Cisco’s strategy is to ensure that there is one, consistent, IP-based infrastructure for the electric power industry – a standards-based foundation that will ultimately be able to connect any device to any other anywhere at anytime. In other words, an Internet for electricity. Cisco will provide some of the hardware, most of the networking software, and a few of the applications that run on top. It will turn to partners for the rest. Since Cisco intends to build on open standards, both vendors and customers will be free to build their own applications, just as they do today over the Internet.
The Cisco Approach
Cisco’s constellation of Smart Grid solutions consists of four parts: T&D automation, security, smart meter and endpoint communication, and business and home energy management.
- Transmission & distribution automation. Cisco will deliver substation-hardened routers and switches, embed legacy protocol translation, and work with equipment manufacturers to achieve interoperability based on Internet protocols.
- Smart Grid security. Cisco will provide the architectural framework for security as well as other security solutions such as firewalls, IPS, VPN, identity, access control. Physical security will include video surveillance, alarms, and hardened network devices. The system will feature real-time monitoring, management, and correlation.
- Smart meter / endpoint communication. Cisco partners will handle the smart metering technology itself with Cisco providing the backhauling communication infrastructure. Cisco pledges interoperability on both the software and protocol (IP) level.

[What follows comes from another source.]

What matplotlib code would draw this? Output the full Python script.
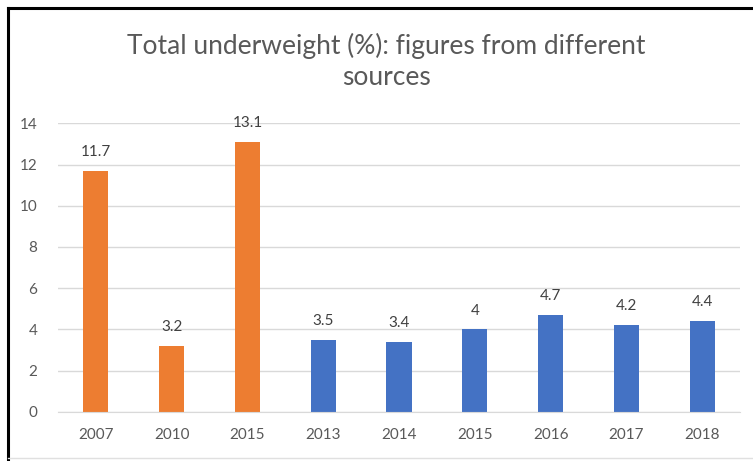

- Business & home energy management. Cisco will promote IP as the standard for business and home energy management and work with equipment manufacturers to ensure interoperability with this standard. The company plans to develop a home energy control appliance and manage these services in conjunction with its partners.
Why Go Public Now?
In her briefing to SGN, Cisco VP of Network Systems and Security Marie Hattar identified utilities as the primary customer for the company’s Smart Grid solutions. A widely reported example is Cisco’s involvement with Florida Power & Light’s ambitious “Energy Smart Miami” project (see SGN News Roundup for April 21). Those utilities want Cisco to lay out its future vision to inform their own long-range planning.
So What?
As the company that gave us the tools for keeping hundreds of millions of people online at once, Cisco has the experiences and the resources to repeat that success in the Smart Grid world. Indeed, Cisco is promoting their Smart Grid role with an Internet analogy. “It’s like building an Internet in the electrical system,” says Hattar. “We’ve been clear leaders in Internet and will do the same for Smart Grid.” In the long run, Hattar expects Cisco’s Smart Grid business to eclipse the company’s Internet services in number of access points, since more people are tied to the electric power network than to the Internet.

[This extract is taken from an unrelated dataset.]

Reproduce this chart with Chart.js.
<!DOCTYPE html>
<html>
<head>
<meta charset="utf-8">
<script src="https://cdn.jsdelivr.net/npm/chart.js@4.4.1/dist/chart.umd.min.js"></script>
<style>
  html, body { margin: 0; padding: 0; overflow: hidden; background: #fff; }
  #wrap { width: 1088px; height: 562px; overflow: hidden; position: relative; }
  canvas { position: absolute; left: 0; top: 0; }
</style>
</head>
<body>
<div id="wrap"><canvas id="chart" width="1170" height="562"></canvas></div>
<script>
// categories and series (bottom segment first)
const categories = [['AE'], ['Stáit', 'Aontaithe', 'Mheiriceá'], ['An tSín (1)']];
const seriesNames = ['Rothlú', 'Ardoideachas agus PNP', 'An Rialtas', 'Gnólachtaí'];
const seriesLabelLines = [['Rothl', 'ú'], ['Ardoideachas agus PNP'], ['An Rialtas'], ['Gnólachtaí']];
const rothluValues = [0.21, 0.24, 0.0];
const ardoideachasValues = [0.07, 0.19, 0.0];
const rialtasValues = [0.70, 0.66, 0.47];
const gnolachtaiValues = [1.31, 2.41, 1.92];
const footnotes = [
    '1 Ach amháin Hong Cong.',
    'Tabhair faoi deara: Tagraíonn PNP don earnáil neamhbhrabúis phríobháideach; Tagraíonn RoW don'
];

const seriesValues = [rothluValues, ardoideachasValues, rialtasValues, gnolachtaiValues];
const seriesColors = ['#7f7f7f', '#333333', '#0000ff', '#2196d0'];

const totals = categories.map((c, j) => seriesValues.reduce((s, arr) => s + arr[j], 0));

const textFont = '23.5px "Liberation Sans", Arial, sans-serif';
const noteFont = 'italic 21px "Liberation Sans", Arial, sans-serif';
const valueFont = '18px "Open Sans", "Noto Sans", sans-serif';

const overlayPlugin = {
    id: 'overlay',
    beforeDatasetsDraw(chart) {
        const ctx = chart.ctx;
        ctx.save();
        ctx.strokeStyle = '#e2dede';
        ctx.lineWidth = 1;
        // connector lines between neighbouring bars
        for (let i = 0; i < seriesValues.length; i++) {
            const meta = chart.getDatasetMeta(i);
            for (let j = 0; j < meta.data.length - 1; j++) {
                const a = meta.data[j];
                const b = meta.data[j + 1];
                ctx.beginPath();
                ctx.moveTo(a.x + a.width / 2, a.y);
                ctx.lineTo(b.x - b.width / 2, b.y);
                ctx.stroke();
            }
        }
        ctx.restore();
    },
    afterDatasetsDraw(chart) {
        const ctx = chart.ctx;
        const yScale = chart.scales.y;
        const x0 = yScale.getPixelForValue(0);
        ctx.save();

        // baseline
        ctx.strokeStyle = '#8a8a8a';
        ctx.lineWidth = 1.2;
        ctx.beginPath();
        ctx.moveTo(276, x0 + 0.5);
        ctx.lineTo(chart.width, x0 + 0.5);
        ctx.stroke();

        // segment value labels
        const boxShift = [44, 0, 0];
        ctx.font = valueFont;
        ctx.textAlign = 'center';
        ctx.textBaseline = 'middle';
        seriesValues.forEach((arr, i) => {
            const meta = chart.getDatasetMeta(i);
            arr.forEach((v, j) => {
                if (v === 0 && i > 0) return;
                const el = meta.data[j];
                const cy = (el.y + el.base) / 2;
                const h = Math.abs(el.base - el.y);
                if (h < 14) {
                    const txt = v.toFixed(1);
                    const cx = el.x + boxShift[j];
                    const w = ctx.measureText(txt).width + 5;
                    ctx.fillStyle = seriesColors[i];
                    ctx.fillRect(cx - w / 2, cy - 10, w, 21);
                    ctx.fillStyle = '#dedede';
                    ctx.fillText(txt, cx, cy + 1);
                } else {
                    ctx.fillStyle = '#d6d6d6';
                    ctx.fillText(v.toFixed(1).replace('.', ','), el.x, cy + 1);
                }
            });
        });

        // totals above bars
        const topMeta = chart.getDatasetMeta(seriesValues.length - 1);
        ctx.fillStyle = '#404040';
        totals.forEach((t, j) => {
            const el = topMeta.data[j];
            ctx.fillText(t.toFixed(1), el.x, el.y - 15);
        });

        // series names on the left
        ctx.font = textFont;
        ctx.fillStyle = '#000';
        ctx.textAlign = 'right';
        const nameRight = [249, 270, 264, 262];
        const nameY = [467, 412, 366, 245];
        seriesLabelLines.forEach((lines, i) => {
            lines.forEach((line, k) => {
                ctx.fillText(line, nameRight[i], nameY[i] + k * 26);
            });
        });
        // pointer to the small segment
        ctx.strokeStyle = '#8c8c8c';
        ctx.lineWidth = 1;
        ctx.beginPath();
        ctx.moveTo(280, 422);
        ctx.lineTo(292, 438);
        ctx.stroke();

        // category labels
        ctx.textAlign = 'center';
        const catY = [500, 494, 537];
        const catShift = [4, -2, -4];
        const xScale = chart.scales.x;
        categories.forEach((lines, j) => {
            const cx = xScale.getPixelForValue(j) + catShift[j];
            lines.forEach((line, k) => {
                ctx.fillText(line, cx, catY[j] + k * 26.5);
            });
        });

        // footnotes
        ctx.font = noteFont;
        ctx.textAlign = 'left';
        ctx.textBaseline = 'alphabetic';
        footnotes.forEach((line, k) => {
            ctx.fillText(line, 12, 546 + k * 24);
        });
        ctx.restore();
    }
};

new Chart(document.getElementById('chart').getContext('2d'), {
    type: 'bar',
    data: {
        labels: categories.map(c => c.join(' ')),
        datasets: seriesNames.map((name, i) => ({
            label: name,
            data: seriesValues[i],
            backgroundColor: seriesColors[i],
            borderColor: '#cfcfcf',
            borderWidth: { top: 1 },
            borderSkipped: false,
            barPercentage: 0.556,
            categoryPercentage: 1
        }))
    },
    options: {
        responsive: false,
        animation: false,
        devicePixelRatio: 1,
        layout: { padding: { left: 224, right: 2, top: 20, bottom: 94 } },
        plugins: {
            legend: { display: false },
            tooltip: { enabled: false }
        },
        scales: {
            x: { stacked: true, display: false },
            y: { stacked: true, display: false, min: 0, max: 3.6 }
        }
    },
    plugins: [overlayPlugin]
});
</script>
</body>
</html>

And let’s not forget that Cisco has also built very strong businesses in the telecomm and cable industries as well. It has lots of practice remaking networks.
Implications
The entrance of Cisco, with its broad and ambitious vision, entering the Smart Grid space has several far-reaching possibilities:
- The dial tone effect. Today, grid connectivity is a patchwork cobbled together with a bunch of proprietary technology, each system different from the next. Tomorrow, we will see a true end-to-end "Internet for electricity," where any device can talk to any other device at any location. Thanks to Cisco and the competitors that will follow it, it will be as reliable and familiar as the dial tone: You pick up the phone and there it is.
- Calming and energizing. Such consistency and reliability will have a calming effect on customers, and “revving up" effect on entrepreneurs and innovators. It's like when Microsoft announced Windows 95 or Apple opened up the iPhone for applications. Customers could feel more secure that they would have a robust solution with lots of choice. And entrepreneurs could see that they would soon have a standard platform. By writing for that platform they could reach tens of millions of customers.

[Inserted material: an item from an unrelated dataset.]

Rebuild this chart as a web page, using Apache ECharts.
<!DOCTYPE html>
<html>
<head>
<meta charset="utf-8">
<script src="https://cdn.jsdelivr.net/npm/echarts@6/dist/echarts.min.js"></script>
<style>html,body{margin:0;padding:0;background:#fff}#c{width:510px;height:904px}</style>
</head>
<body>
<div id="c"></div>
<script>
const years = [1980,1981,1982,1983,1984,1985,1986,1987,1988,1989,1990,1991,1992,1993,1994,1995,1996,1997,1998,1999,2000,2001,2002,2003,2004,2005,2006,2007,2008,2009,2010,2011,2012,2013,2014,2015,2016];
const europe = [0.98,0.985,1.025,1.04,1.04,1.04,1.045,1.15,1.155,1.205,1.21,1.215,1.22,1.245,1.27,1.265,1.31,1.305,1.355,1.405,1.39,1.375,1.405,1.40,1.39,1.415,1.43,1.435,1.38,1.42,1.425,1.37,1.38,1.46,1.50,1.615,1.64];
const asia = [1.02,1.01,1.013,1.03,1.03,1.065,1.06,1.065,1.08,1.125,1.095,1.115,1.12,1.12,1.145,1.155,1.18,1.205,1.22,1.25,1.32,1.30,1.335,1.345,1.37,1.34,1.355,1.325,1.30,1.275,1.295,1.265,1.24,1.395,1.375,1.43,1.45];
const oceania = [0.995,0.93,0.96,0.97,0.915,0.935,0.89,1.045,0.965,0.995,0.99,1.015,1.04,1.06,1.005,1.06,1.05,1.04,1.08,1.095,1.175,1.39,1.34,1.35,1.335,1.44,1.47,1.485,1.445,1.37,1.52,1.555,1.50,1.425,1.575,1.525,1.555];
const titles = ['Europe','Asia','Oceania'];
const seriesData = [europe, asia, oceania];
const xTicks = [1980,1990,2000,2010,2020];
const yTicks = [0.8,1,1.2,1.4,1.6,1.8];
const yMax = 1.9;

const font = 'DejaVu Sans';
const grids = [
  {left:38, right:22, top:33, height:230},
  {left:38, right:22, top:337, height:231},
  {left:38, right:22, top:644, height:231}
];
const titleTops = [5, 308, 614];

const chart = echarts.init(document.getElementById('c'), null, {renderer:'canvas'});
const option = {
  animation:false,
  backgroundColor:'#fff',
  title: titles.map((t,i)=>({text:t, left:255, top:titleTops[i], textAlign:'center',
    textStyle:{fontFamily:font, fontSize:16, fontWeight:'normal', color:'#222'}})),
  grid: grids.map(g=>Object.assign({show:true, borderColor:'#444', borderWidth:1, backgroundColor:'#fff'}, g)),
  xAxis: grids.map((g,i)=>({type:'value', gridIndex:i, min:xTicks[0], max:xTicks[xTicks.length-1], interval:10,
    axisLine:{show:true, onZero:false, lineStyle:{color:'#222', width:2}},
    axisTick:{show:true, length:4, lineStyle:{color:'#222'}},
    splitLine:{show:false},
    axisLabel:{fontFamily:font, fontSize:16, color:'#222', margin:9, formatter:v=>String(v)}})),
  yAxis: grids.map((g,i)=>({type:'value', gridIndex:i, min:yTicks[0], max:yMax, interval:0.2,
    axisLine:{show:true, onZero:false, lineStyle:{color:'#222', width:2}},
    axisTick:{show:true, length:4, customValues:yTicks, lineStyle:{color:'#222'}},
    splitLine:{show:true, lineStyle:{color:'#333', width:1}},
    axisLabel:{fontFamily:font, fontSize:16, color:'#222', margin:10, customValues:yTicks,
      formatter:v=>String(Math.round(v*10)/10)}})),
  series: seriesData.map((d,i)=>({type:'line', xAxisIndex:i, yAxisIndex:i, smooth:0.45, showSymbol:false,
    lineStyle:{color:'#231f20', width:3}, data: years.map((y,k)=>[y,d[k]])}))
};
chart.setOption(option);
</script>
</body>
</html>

- The electricity economy. As a result, the future of the electricity industry may look more like telecomm 2.0 (think iPhone) and Web 2.0 – a networking foundation that carries applications and services. Once this possibility exists, the Smart Grid turns into the next vast infrastructure for delivering products and services and conducting commerce anywhere on the planet. It is that vision/possibility that has Google salivating.
- Misunderstood. Some people think Cisco wants to run the Smart Grid over the public Internet. That will rarely be the case. Instead, you will probably not send the signal over the same line that brings in your broadband Internet. Most utilities will probably use a separate (usually wireless) connection. Using Internet protocol (IP) doesn’t mean using the Internet itself.
Winners and Losers
Cisco is exceptionally skilled at working with and manipulating the standards process. In the cable world, Cisco worked with partners to help establish the DOCSIS standard for carrying data over cable lines. The move greatly benefitted Cisco, while companies that waited too long to get onboard went out of business. The same thing could happen to manufacturers of smart meters, substation equipment, and intelligent electronic devices. Although Cisco’s announcement specifically includes plans for legacy protocol translation, it’s unwise to bank on Cisco maintaining those indefinitely.
The message for vendors is clear: Engineer your equipment to work over IP or risk being shut out of Smart Grid communications. Similarly, utilities need to plan for an IP-based infrastructure. Any company who does not follow Cisco’s lead in communications protocols is putting their financial health at risk.
In addition, the list of losers could also include the following:
- Alcatel and Cisco's other networking competitors who may get to the party too late.
- Utilities who may be disintermediated once it becomes easier to reach around them and go directly to energy customers.
- Small companies attempting to create the platform in the center, because they won't be able to match Cisco's speed and strength.